Monday, June 28, 2021

Review: SIX CRIMSON CRANES by Elizabeth Lim


Rating: 2/5 stars

Shiori is the only princess of Kiata, but she doesn’t want to do what’s expected of her. One day she dives into the Sacred Lake and meets a dragon, who turns out to be a boy able to transform into a dragon. He tells Shiori that she has the rare ability to wield magic and he promises to teach her how to use it. Shiori uses her magic to enchant a paper crane to make it fly by itself, who she names Kiki. One day she discovers her stepmother, Raikama, is a powerful sorceress. She changes Shiori’s six brothers into cranes and curses Shiori so that with every sound that escapes her lips, one of her brothers will die.

I didn’t really like how both Zairena and Raikama were written as being irredeemably bad. People are not all good or all bad, and their being written that way made them both feel very flat to me. I also got all six of Shiori’s brothers mixed up because there are really no distinguishing factors between them all. One is a little nicer than the others and one is a little meaner than the others, but there’s not much characterization beyond that. Shiori herself was fine, but honestly, none of the characters stood out to me, and I truly just didn’t care about anyone. I did, however, like Shiori and Takkan’s relationship. I liked Takkan the best of all the characters in the book. 
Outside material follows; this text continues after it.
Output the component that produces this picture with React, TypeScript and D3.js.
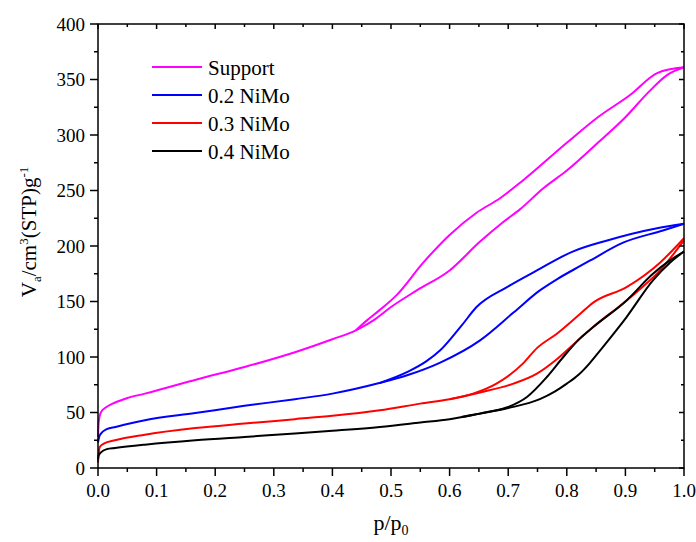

Six Crimson Cranes has a similar feel to Spin the Dawn. It could just be Elizabeth Lim’s writing style, although these two series do take place in the same world. (If you look at both books’ maps though, it’s a little confusing because the maps have some of the same places but not in the same locations.) There are quite a few similarities between the two books, especially in the beginning. For example, Shiori enchants a needle to sew for her, which is uncannily similar to Maia’s enchanted embroidery scissors in Spin the Dawn, and both books even have a walnut with magical properties that can hold items inside it. Also, both books are fairytales. I don’t know if all these crossovers were intentional or not, but it was kind of weird. I almost felt like I was reading the same book, as Shiori and Maia are very similar protagonists and there were lots of references to the Blood of Stars in both books, but I know this is a completely different story.

This book reads rather young to me. I don’t know what it is but I’ve been feeling this way about every young adult book I’ve been reading lately: they all feel like they’re so simply written with a clear good and a clear bad with predictable twists and common plot beats and a protagonist who is special unlike anyone else. I don’t know if this is just the specific books I’m reading or if this is the generic structure for young adult novels, but I’m seeing the pattern repeated over and over. It keeps happening to me and I really am tired of it because I feel like I’m constantly reading the same book that I just read, with just a few differences to the setting and magic. It makes for a lackluster reading experience, unfortunately. 

I wish I could say this book brought something fresh and new to the genre, but it really didn’t. Even though the plot is different from her previous duology and the setting and characters are new, I felt like I was reading Spin the Dawn again. There are so many similarities in writing style and story beats but also in random details throughout the narrative that I couldn’t stop comparing the two novels during my entire time reading Six Crimson Cranes

I liked the Asian influences on the story and I’m always interested in reading more stories with Asian cultures and settings, but that wasn’t enough to make this novel feel new and fresh to me, especially with the huge amount of telling instead of showing. So many scenes were quickly glossed over because there was no depth given to the narrative, which I didn’t enjoy. 

For how much I liked Lim’s Spin the Dawn, I’m really disappointed I didn’t like Six Crimson Cranes better. It’s not that this book was bad, but I just didn’t care about the story whatsoever. I didn’t like the first 30% or the last 20% of the book, but I did enjoy the middle 50% to some extent, mostly because of Takkan. I think this book would be good for teens on the younger side, especially those interested in Asian culture and folklore, or for anyone looking for a quick and easy read that also feels familiar and fun. I also think fans of Spin the Dawn would enjoy this book if they liked Lim’s fairytale-esque writing style.

This book feels pretty forgettable to me and I was glad to be finished once I finally read the last page. I currently don’t have any desire to find out what happens next as it’s pretty easy to guess where the story will go from here, so unfortunately I don’t think I’ll be reading the sequel to Six Crimson Cranes, but I encourage you to check out the series if it sounds like something you’ll enjoy. There’s nothing inherently wrong with it, but it turns out it’s just not quite my type of novel.